▸ Short task
Tally the lines that contain "component" and report the total alone.

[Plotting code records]
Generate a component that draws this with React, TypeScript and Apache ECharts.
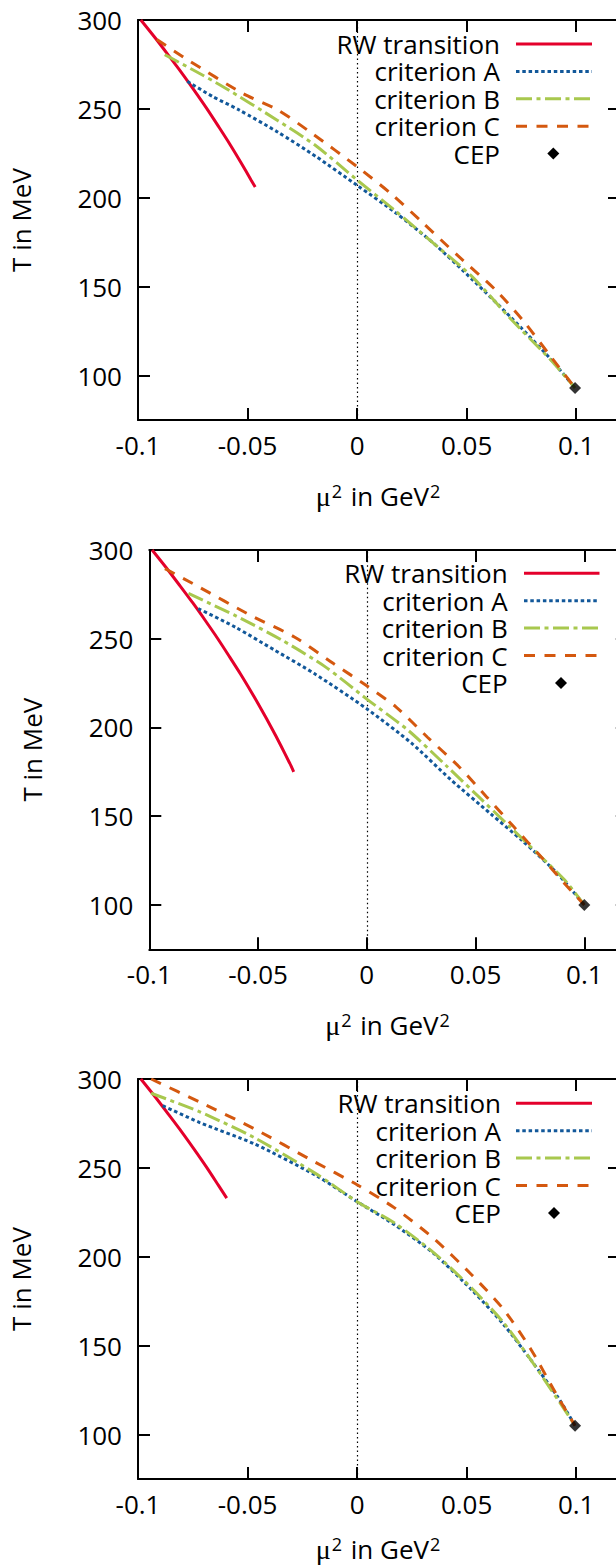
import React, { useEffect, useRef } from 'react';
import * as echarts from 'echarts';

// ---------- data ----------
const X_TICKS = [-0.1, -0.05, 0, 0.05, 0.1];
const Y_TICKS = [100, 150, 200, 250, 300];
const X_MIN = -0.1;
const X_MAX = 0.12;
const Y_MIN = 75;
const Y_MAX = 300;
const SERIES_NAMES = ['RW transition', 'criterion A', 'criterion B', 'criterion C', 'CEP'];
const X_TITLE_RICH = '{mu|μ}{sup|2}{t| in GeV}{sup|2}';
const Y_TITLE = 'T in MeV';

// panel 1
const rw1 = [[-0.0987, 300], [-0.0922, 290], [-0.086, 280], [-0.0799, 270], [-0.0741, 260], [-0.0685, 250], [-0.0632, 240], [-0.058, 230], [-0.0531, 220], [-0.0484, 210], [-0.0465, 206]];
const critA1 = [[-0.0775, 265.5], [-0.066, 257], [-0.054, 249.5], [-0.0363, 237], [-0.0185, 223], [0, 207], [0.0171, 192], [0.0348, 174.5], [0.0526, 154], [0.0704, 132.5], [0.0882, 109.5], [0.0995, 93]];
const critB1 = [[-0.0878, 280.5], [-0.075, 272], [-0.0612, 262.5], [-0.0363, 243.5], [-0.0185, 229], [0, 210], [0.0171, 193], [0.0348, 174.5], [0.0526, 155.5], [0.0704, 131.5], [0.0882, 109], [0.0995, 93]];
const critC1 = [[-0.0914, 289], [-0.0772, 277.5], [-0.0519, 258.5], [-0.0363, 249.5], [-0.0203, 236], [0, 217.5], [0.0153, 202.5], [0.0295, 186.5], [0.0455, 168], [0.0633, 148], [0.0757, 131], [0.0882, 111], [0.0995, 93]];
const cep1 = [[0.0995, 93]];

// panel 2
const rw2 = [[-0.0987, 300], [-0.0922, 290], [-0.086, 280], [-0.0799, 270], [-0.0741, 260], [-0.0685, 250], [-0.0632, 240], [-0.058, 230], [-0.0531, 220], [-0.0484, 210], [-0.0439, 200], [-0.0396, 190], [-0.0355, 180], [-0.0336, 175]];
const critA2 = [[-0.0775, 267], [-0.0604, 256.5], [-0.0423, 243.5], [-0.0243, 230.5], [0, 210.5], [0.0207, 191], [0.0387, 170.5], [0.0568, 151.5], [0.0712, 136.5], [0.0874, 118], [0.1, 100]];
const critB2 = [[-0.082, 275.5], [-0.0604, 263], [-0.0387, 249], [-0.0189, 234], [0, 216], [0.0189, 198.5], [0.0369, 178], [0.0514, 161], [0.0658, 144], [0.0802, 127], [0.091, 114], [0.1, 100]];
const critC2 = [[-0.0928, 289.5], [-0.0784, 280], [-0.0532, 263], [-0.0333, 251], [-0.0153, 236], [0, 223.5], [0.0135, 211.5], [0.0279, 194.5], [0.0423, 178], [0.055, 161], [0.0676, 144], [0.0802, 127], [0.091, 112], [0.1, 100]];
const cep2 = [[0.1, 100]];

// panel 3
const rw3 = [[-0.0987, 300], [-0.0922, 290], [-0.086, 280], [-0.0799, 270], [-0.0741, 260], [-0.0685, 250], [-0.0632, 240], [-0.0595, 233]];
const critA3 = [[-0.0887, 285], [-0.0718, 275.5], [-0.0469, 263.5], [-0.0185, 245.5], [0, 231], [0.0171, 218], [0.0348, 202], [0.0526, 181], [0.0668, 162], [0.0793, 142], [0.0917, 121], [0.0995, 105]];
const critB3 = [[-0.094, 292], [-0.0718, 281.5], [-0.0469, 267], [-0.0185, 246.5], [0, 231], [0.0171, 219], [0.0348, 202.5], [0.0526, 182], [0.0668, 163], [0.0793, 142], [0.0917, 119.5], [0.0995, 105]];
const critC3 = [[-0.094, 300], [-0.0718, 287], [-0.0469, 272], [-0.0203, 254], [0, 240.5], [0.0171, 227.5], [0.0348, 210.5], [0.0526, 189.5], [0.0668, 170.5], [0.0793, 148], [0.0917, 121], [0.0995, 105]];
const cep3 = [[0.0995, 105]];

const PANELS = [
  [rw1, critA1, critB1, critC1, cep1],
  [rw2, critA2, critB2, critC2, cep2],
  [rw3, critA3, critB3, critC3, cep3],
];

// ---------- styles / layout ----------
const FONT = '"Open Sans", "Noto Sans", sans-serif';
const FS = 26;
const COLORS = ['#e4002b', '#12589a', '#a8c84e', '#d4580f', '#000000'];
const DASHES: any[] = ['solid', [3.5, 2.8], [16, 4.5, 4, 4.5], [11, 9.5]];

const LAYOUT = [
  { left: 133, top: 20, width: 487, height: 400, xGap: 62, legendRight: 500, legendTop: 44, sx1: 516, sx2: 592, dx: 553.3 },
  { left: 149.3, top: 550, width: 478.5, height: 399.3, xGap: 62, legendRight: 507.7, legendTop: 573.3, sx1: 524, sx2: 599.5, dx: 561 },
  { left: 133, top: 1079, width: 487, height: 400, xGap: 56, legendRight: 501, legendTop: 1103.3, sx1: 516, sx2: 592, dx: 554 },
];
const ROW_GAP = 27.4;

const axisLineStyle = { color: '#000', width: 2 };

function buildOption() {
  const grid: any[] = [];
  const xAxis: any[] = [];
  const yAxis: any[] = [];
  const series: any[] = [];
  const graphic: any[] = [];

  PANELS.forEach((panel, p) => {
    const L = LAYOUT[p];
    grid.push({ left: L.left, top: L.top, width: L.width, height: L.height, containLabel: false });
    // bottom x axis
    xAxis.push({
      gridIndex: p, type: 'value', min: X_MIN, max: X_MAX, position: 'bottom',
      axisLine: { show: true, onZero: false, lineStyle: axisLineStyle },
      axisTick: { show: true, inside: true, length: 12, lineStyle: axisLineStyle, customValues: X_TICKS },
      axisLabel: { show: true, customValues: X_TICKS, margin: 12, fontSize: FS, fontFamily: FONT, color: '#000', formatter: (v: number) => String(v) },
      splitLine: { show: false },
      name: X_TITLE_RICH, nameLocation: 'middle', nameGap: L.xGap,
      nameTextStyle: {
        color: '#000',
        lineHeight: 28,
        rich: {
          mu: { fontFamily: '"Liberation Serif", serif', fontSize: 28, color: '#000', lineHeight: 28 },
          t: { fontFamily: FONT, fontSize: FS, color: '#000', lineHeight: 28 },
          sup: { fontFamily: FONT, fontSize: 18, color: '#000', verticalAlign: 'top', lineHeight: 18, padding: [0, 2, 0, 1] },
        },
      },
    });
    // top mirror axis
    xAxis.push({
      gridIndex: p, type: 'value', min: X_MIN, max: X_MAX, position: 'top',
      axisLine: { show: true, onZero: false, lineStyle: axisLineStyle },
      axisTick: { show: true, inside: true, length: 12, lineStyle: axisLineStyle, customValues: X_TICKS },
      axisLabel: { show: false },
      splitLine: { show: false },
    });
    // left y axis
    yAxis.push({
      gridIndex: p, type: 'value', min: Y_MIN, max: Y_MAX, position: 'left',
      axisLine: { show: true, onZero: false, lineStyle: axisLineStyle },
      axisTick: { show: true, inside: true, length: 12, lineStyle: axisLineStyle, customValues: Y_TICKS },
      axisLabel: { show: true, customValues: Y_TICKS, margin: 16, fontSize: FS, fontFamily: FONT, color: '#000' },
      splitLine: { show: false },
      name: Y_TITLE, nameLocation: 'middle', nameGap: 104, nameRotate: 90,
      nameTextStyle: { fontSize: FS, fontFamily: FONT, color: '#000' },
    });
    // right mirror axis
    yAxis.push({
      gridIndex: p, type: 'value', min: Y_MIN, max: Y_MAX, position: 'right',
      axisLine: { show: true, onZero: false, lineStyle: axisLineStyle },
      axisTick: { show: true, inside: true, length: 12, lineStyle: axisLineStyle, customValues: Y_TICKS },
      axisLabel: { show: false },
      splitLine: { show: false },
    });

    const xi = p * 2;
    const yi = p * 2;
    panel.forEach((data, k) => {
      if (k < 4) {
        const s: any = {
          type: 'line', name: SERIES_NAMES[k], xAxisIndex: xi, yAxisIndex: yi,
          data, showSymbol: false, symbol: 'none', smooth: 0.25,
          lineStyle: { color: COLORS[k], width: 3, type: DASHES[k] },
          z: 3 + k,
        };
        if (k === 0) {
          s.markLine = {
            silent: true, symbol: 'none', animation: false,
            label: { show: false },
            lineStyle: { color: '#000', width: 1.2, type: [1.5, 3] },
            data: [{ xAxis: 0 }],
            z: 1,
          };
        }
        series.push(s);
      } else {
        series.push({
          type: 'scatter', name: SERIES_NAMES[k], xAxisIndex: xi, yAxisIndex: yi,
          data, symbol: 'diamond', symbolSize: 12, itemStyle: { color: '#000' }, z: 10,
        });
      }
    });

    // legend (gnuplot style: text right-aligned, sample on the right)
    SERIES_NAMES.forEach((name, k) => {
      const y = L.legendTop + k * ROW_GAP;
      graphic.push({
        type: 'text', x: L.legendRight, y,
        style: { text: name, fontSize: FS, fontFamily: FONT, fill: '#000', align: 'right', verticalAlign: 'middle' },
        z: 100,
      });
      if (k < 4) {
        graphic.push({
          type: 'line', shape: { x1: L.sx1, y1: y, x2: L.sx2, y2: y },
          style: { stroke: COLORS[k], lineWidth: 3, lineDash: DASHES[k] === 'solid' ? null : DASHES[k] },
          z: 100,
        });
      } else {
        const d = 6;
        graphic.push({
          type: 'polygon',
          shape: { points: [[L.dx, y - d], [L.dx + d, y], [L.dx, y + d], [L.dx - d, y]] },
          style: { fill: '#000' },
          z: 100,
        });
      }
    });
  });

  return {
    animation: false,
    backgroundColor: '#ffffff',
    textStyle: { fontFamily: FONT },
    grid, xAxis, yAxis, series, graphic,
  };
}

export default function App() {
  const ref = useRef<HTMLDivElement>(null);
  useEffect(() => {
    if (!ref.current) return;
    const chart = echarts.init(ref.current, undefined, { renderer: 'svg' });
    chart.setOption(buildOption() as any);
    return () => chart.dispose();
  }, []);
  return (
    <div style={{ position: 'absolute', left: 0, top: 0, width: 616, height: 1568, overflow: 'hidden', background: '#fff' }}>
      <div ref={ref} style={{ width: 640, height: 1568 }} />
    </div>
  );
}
...
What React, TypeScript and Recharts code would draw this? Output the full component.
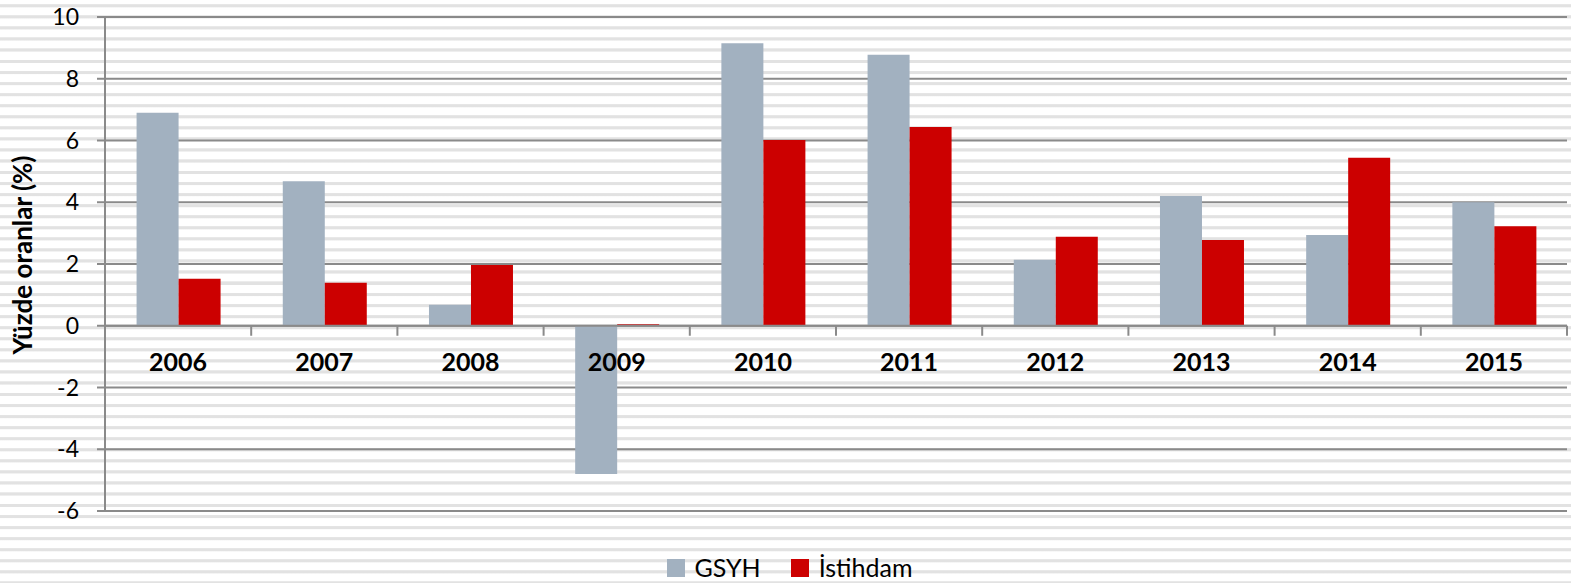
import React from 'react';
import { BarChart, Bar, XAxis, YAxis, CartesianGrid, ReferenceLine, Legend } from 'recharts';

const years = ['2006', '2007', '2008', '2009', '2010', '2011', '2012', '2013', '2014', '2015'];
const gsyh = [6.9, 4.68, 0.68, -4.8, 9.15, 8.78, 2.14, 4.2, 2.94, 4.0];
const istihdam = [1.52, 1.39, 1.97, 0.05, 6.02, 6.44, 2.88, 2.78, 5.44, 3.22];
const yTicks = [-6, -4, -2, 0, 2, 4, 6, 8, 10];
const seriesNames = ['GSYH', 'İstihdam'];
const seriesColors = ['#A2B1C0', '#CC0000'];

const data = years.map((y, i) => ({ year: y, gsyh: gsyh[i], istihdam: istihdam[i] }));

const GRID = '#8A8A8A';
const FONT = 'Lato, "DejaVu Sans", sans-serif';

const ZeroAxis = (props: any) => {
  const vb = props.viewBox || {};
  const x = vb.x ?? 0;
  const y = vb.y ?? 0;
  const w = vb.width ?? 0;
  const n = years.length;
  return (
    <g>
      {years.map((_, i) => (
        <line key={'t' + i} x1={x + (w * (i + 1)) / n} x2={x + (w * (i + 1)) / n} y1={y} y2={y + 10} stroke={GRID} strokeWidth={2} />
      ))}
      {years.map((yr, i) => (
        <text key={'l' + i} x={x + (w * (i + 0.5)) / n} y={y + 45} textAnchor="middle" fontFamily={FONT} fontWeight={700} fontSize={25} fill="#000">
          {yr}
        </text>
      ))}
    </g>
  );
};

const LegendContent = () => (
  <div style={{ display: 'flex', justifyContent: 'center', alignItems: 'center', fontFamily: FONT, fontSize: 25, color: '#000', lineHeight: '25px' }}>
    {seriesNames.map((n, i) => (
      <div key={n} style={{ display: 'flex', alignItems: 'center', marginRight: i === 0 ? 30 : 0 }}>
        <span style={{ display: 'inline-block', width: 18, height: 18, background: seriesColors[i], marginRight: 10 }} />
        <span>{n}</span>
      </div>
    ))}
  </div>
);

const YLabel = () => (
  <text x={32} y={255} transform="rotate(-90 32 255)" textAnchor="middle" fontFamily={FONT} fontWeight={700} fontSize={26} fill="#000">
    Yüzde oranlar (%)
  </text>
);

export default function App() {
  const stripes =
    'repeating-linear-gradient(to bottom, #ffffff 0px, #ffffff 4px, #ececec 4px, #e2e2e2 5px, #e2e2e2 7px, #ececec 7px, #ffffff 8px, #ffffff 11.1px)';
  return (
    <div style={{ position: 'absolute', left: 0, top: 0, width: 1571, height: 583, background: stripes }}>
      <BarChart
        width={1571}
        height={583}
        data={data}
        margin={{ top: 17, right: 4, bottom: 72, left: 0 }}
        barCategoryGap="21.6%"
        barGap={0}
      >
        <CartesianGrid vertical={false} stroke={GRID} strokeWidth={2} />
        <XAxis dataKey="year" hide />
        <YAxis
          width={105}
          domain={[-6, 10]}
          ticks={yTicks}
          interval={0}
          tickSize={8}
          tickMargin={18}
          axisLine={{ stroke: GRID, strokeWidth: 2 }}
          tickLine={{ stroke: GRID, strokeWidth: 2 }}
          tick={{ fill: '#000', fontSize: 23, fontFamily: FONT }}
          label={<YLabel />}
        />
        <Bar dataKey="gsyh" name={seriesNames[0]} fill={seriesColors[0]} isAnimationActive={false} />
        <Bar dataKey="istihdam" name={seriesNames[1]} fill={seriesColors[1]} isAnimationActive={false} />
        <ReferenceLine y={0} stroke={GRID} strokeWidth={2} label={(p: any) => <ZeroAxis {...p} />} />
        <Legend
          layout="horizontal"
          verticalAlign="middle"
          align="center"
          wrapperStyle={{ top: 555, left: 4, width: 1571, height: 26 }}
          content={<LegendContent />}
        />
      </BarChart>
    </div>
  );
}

▸ Result of this task
2